Launched in the summer of 2022, the Strategy aligns with the technology pathways for decarbonisation touted by the UK’s largest airlines and airports. The industry’s preferred approach is to improve efficiencies, scale-up alternative fuels (SAFs) and conduct some longer-term investments into hydrogen and electric aircraft.

Climate campaigners lambasted the Strategy for including no measures to limit demand while solutions like SAFs and next-gen aircraft are being developed.

EAC member Jerome Mayhew, Conservative MP for Broadland and Fakenham, said: “Aviation’s path to decarbonisation is substantially slower than that of many other sectors of the economy, and will require a number of different initiatives to make a tangible impact.”

Ministers have pushed rhetoric around “guilt-free flying” and “not clipping the sector’s wings” as it recovers from the Covid-19 pandemic. But the UK Government’s own advisors at the Climate Change Committee (CCC) have stated that capping expansion is necessary given the lack of mature solutions for low-carbon flying.

Today’s report reiterates these concerns. The EAC is calling on the Government to consider adding demand management to the Jet-Zero Strategy if predicted emissions reductions do not materalise within two years.

Supporting measures should include reducing train prices and implementing a frequent flier levy, Committee members are recommending. 70% of flights taken by Brits are made by a wealthy 15% of the population, with more than half (57%) of the general public taking no flights in any given year.

Processes for measuring emissions reductions must also be improved, the Committee has stated. It heard evidence that the UK Government is yet to include aviation emissions in its Carbon Budgets as some emissions occur internationally, and is advocating for change. Ministers have already pledged to incorporate international aviation in the 2033-2037 Carbon Budget.

Spotlight on fuels

Currently, less than 1% of UK demand is met by SAFs, which are the industry’s preferred lower-carbon technology option.

SAFs can typically be used in blends as a drop-in solution. International regulations limit blending to 50% at present, but the first long-haul flight using 100% SAF was completed last month, and the sector is developing aircraft capable of using 100% SAF for every journey.

The Jet-Zero Strategy includes a SAF mandate intended to balance supply and demand as production scales. The mandate would compel an increase each year in the mix of SAF in total fuel supply.

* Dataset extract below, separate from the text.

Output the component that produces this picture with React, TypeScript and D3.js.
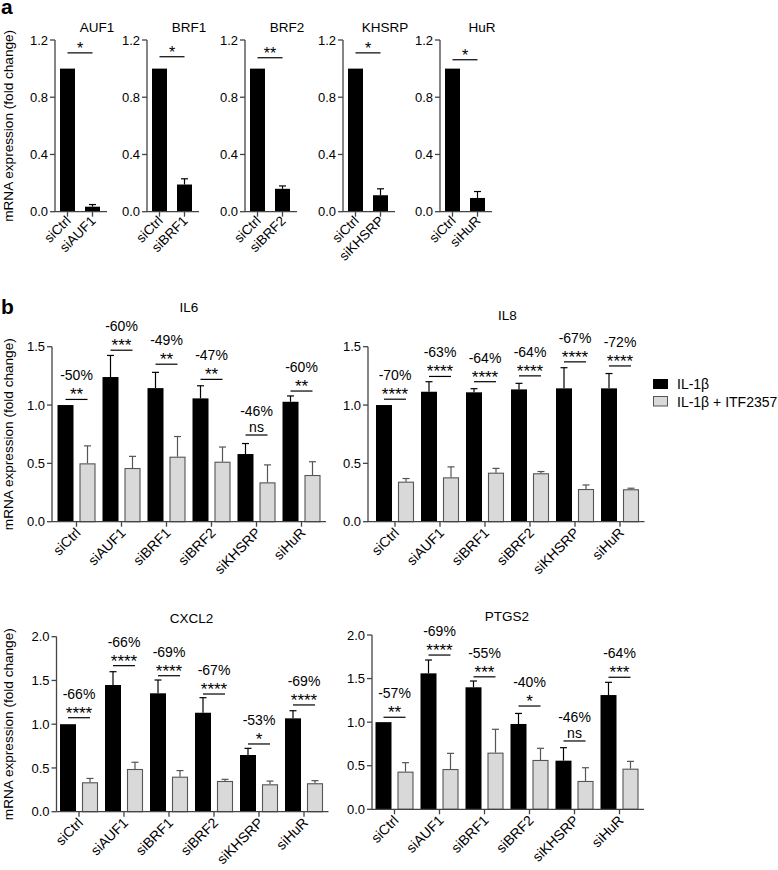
import React from 'react';
import * as d3 from 'd3';

const FONT = '"Liberation Sans", Arial, Helvetica, sans-serif';

// ---------- shared categories ----------
const groups = ['siCtrl', 'siAUF1', 'siBRF1', 'siBRF2', 'siKHSRP', 'siHuR'];
const seriesNames = ['IL-1β', 'IL-1β + ITF2357'];

// ---------- panel a ----------
const kdGenes = ['AUF1', 'BRF1', 'BRF2', 'KHSRP', 'HuR'];
const kdLabels = ['siAUF1', 'siBRF1', 'siBRF2', 'siKHSRP', 'siHuR'];
const kdCtrl = [1.0, 1.0, 1.0, 1.0, 1.0];
const kdValues = [0.035, 0.19, 0.16, 0.115, 0.096];
const kdErrors = [0.015, 0.04, 0.02, 0.045, 0.045];
const kdSig = ['*', '*', '**', '*', '*'];
const kdBracket = [1.11, 1.083, 1.076, 1.11, 1.062];
const aTicks = [0, 0.4, 0.8, 1.2];

// ---------- panel b : IL6 ----------
const il6Ctrl = [1.0, 1.24, 1.145, 1.057, 0.58, 1.028];
const il6CtrlErr = [0, 0.185, 0.135, 0.108, 0.09, 0.05];
const il6Itf = [0.5, 0.46, 0.557, 0.514, 0.337, 0.4];
const il6ItfErr = [0.15, 0.1, 0.173, 0.126, 0.15, 0.114];
const il6Pct = ['-50%', '-60%', '-49%', '-47%', '-46%', '-60%'];
const il6Sig = ['**', '***', '**', '**', 'ns', '**'];
const il6Bracket = [1.048, 1.47, 1.35, 1.22, 0.743, 1.12];

// ---------- panel b : IL8 ----------
const il8Ctrl = [1.0, 1.114, 1.109, 1.134, 1.143, 1.143];
const il8CtrlErr = [0, 0.086, 0.031, 0.052, 0.177, 0.127];
const il8Itf = [0.343, 0.38, 0.42, 0.415, 0.28, 0.278];
const il8ItfErr = [0.027, 0.09, 0.037, 0.015, 0.035, 0.009];
const il8Pct = ['-70%', '-63%', '-64%', '-64%', '-67%', '-72%'];
const il8Sig = ['****', '****', '****', '****', '****', '****'];
const il8Bracket = [1.05, 1.245, 1.2, 1.25, 1.37, 1.335];

// ---------- panel b : CXCL2 ----------
const cxCtrl = [1.0, 1.448, 1.353, 1.131, 0.648, 1.067];
const cxCtrlErr = [0, 0.152, 0.152, 0.172, 0.076, 0.087];
const cxItf = [0.336, 0.488, 0.4, 0.351, 0.313, 0.325];
const cxItfErr = [0.044, 0.077, 0.07, 0.019, 0.037, 0.03];
const cxPct = ['-66%', '-66%', '-69%', '-67%', '-53%', '-69%'];
const cxSig = ['****', '****', '****', '****', '*', '****'];
const cxBracket = [1.074, 1.669, 1.554, 1.345, 0.774, 1.22];

// ---------- panel b : PTGS2 ----------
const ptCtrl = [1.0, 1.56, 1.4, 0.979, 0.558, 1.311];
const ptCtrlErr = [0, 0.153, 0.072, 0.121, 0.149, 0.146];
const ptItf = [0.432, 0.462, 0.65, 0.566, 0.325, 0.466];
const ptItfErr = [0.103, 0.18, 0.268, 0.134, 0.152, 0.084];
const ptPct = ['-57%', '-69%', '-55%', '-40%', '-46%', '-64%'];
const ptSig = ['**', '****', '***', '*', 'ns', '***'];
const ptBracket = [1.056, 1.77, 1.52, 1.185, 0.784, 1.515];

const ticks15 = [0, 0.5, 1.0, 1.5];
const ticks20 = [0, 0.5, 1.0, 1.5, 2.0];

// ---------- layout ----------
const AXIS = '#444';
const GRAY_FILL = '#d9d9d9';
const GRAY_STROKE = '#555';
const panelAX = [55, 147, 245, 343, 440];
const aY0 = 211.7;
const aYTop = 40;

const fmt = d3.format('.1f');

function YAxis({ x, y, ticks, label, labelX }: any) {
  const [r0, r1] = y.range();
  return (
    <g>
      <line x1={x} x2={x} y1={r0} y2={r1} stroke={AXIS} strokeWidth={1.3} />
      {ticks.map((t: number) => (
        <g key={t}>
          <line x1={x - 5} x2={x} y1={y(t)} y2={y(t)} stroke={AXIS} strokeWidth={1.3} />
          <text x={x - 7} y={y(t)} dy="0.35em" textAnchor="end" fontSize={13}>{fmt(t)}</text>
        </g>
      ))}
      {label ? (
        <text transform={`translate(${labelX},${(r0 + r1) / 2}) rotate(-90)`} textAnchor="middle" fontSize={13.6}>
          {label}
        </text>
      ) : null}
    </g>
  );
}

function ErrBar({ cx, yTop, yEnd, color }: any) {
  return (
    <g stroke={color} strokeWidth={1.2}>
      <line x1={cx} x2={cx} y1={yTop} y2={yEnd} />
      <line x1={cx - 3.5} x2={cx + 3.5} y1={yEnd} y2={yEnd} />
    </g>
  );
}

function KnockdownChart({ i }: { i: number }) {
  const x0 = panelAX[i];
  const cats = ['siCtrl', kdLabels[i]];
  const x = d3.scaleBand<string>().domain(cats).range([x0, x0 + 50]).paddingInner(0.4).paddingOuter(0.2);
  const y = d3.scaleLinear().domain([0, 1.2]).range([aY0, aYTop]);
  const vals = [kdCtrl[i], kdValues[i]];
  const errs = [0, kdErrors[i]];
  const c0 = (x(cats[0]) as number) + x.bandwidth() / 2;
  const c1 = (x(cats[1]) as number) + x.bandwidth() / 2;
  const by = y(kdBracket[i]);
  return (
    <g>
      <text x={x0 + 42} y={31.5} textAnchor="middle" fontSize={13.5}>{kdGenes[i]}</text>
      {cats.map((c, k) => (
        <g key={c}>
          <rect x={x(c)} y={y(vals[k])} width={x.bandwidth()} height={y(0) - y(vals[k])} fill="#000" />
          {errs[k] > 0 ? (
            <ErrBar cx={(x(c) as number) + x.bandwidth() / 2} yTop={y(vals[k])} yEnd={y(vals[k] + errs[k])} color="#000" />
          ) : null}
        </g>
      ))}
      <line x1={x0} x2={x0 + 52} y1={y(0)} y2={y(0)} stroke={AXIS} strokeWidth={1.3} />
      {cats.map((c) => {
        const cx = (x(c) as number) + x.bandwidth() / 2;
        return (
          <g key={c}>
            <line x1={cx} x2={cx} y1={y(0)} y2={y(0) + 5} stroke={AXIS} strokeWidth={1.3} />
            <text transform={`translate(${cx + 4},${y(0) + 10}) rotate(-45)`} textAnchor="end" fontSize={13.5}>{c}</text>
          </g>
        );
      })}
      <YAxis x={x0} y={y} ticks={aTicks} label={i === 0 ? 'mRNA expression (fold change)' : null} labelX={13} />
      <line x1={c0} x2={c1} y1={by} y2={by} stroke="#000" strokeWidth={1.2} />
      <text x={(c0 + c1) / 2} y={by + 1.5} textAnchor="middle" fontSize={16}>{kdSig[i]}</text>
    </g>
  );
}

function GroupChart({ cfg }: any) {
  const x = d3.scaleBand<string>().domain(groups).range([cfg.bandStart, cfg.bandStart + 270]);
  const half = x.bandwidth() / 2;
  const x1 = d3.scaleBand<string>().domain(seriesNames).range([half - 19, half + 19]).paddingInner(0.2727);
  const y = d3.scaleLinear().domain([0, cfg.max]).range([cfg.y0, cfg.yTop]);
  const series = [
    { name: seriesNames[0], vals: cfg.ctrl, errs: cfg.ctrlErr, fill: '#000', stroke: 'none', err: '#000' },
    { name: seriesNames[1], vals: cfg.itf, errs: cfg.itfErr, fill: GRAY_FILL, stroke: GRAY_STROKE, err: GRAY_STROKE },
  ];
  const bw = x1.bandwidth();
  return (
    <g>
      <text x={cfg.bandStart + 135} y={cfg.titleY} textAnchor="middle" fontSize={13.5}>{cfg.title}</text>
      {groups.map((g, gi) => (
        <g key={g} transform={`translate(${x(g)},0)`}>
          {series.map((s) => {
            const bx = x1(s.name) as number;
            const v = s.vals[gi];
            const e = s.errs[gi];
            return (
              <g key={s.name}>
                {e > 0 ? <ErrBar cx={bx + bw / 2} yTop={y(v)} yEnd={y(v + e)} color={s.err} /> : null}
                <rect
                  x={s.stroke === 'none' ? bx : bx + 0.5}
                  y={s.stroke === 'none' ? y(v) : y(v) + 0.5}
                  width={s.stroke === 'none' ? bw : bw - 1}
                  height={s.stroke === 'none' ? y(0) - y(v) : y(0) - y(v) - 0.5}
                  fill={s.fill}
                  stroke={s.stroke}
                  strokeWidth={1.1}
                />
              </g>
            );
          })}
        </g>
      ))}
      <line x1={cfg.axisX} x2={cfg.bandStart + 272} y1={y(0)} y2={y(0)} stroke={AXIS} strokeWidth={1.3} />
      {groups.map((g) => {
        const cx = (x(g) as number) + half;
        return (
          <g key={g}>
            <line x1={cx} x2={cx} y1={y(0)} y2={y(0) + 5} stroke={AXIS} strokeWidth={1.3} />
            <text transform={`translate(${cx + 5},${y(0) + 12}) rotate(-45)`} textAnchor="end" fontSize={14}>{g}</text>
          </g>
        );
      })}
      <YAxis x={cfg.axisX} y={y} ticks={cfg.ticks} label={cfg.showLabel ? 'mRNA expression (fold change)' : null} labelX={13} />
      {groups.map((g, gi) => {
        const gx = x(g) as number;
        const ca = gx + (x1(seriesNames[0]) as number) + bw / 2;
        const cb = gx + (x1(seriesNames[1]) as number) + bw / 2;
        const ly = y(cfg.bracket[gi]);
        const sig = cfg.sig[gi];
        const cx = gx + half;
        return (
          <g key={g}>
            <line x1={ca} x2={cb} y1={ly} y2={ly} stroke="#000" strokeWidth={1.2} />
            {sig === 'ns' ? (
              <text x={cx} y={ly - 3} textAnchor="middle" fontSize={14}>ns</text>
            ) : (
              <text x={cx} y={ly + 1} textAnchor="middle" fontSize={17}>{sig}</text>
            )}
            <text x={cx} y={ly - 19} textAnchor="middle" fontSize={14}>{cfg.pct[gi]}</text>
          </g>
        );
      })}
    </g>
  );
}

const charts = [
  { title: 'IL6', ctrl: il6Ctrl, ctrlErr: il6CtrlErr, itf: il6Itf, itfErr: il6ItfErr, pct: il6Pct, sig: il6Sig, bracket: il6Bracket,
    axisX: 52, bandStart: 54, y0: 521.7, yTop: 346.7, max: 1.5, ticks: ticks15, titleY: 311.5, showLabel: true },
  { title: 'IL8', ctrl: il8Ctrl, ctrlErr: il8CtrlErr, itf: il8Itf, itfErr: il8ItfErr, pct: il8Pct, sig: il8Sig, bracket: il8Bracket,
    axisX: 368, bandStart: 372.5, y0: 521.7, yTop: 346.7, max: 1.5, ticks: ticks15, titleY: 320, showLabel: false },
  { title: 'CXCL2', ctrl: cxCtrl, ctrlErr: cxCtrlErr, itf: cxItf, itfErr: cxItfErr, pct: cxPct, sig: cxSig, bracket: cxBracket,
    axisX: 56.5, bandStart: 56.5, y0: 811.7, yTop: 636.7, max: 2.0, ticks: ticks20, titleY: 622.5, showLabel: true },
  { title: 'PTGS2', ctrl: ptCtrl, ctrlErr: ptCtrlErr, itf: ptItf, itfErr: ptItfErr, pct: ptPct, sig: ptSig, bracket: ptBracket,
    axisX: 372, bandStart: 372, y0: 809.3, yTop: 635, max: 2.0, ticks: ticks20, titleY: 620.5, showLabel: false },
];

export default function App() {
  return (
    <svg width={778} height={870} style={{ position: 'absolute', left: 0, top: 0, background: '#fff' }} fontFamily={FONT}>
      <rect x={0} y={0} width={778} height={870} fill="#fff" />
      <text x={1} y={13.5} fontSize={21} fontWeight="bold">a</text>
      <text x={1} y={314} fontSize={21} fontWeight="bold">b</text>
      {kdGenes.map((g, i) => (
        <KnockdownChart key={g} i={i} />
      ))}
      {charts.map((c) => (
        <GroupChart key={c.title} cfg={c} />
      ))}
      <g>
        <rect x={653} y={379} width={15} height={10} fill="#000" />
        <text x={677} y={389} fontSize={14}>{seriesNames[0]}</text>
        <rect x={653.5} y={396.5} width={14} height={9.5} fill={GRAY_FILL} stroke={GRAY_STROKE} strokeWidth={1} />
        <text x={677} y={406.5} fontSize={14}>{seriesNames[1]}</text>
      </g>
    </svg>
  );
}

Ministers have set out a 10% target for 2030, increasing to 70% by 2050.

Further details of the SAF mandate are due in the first quarter of 2024 and it should be enshrined in law by the start of 2025.

Also included in the Jet-Zero Strategy are proposals for emissions limits for which fuels can be classed as ‘sustainable’. While SAFs generate less greenhouse gas emissions at the point of combustion, supply chains for biofuels and synthetic fuels come with their own environmental impact.

The EAC has welcomed the mandate and the classification workstream.  But members want to see a global definition of SAF developed with emissions requirements aligned internationally. They are also seeking safeguards against imported, higher-carbon SAF undercutting British producers.

For hydrogen and electric aircraft, the Committee heard that technologies are very immature for long-haul flights but may have applications in domestic flights. Realising this potential will require a concerted effort this decade to upgrade grid infrastructure and build out green hydrogen generation, storage and transport capacity, MPs were told.

The Committee calls on the Government to roll out electric and/or hydrogen aircraft on a number of routes on a pilot basis in the 2030s, with a view to a full rollout for all UK flights if successful.

Mayhew said: “We must support industry in developing new technologies and fuels, and provide the right certainty and definitions… and we must champion UK innovation on zero-carbon aircraft here at home for UK flights.”

The Government should respond to the EAC’s report in early 2024.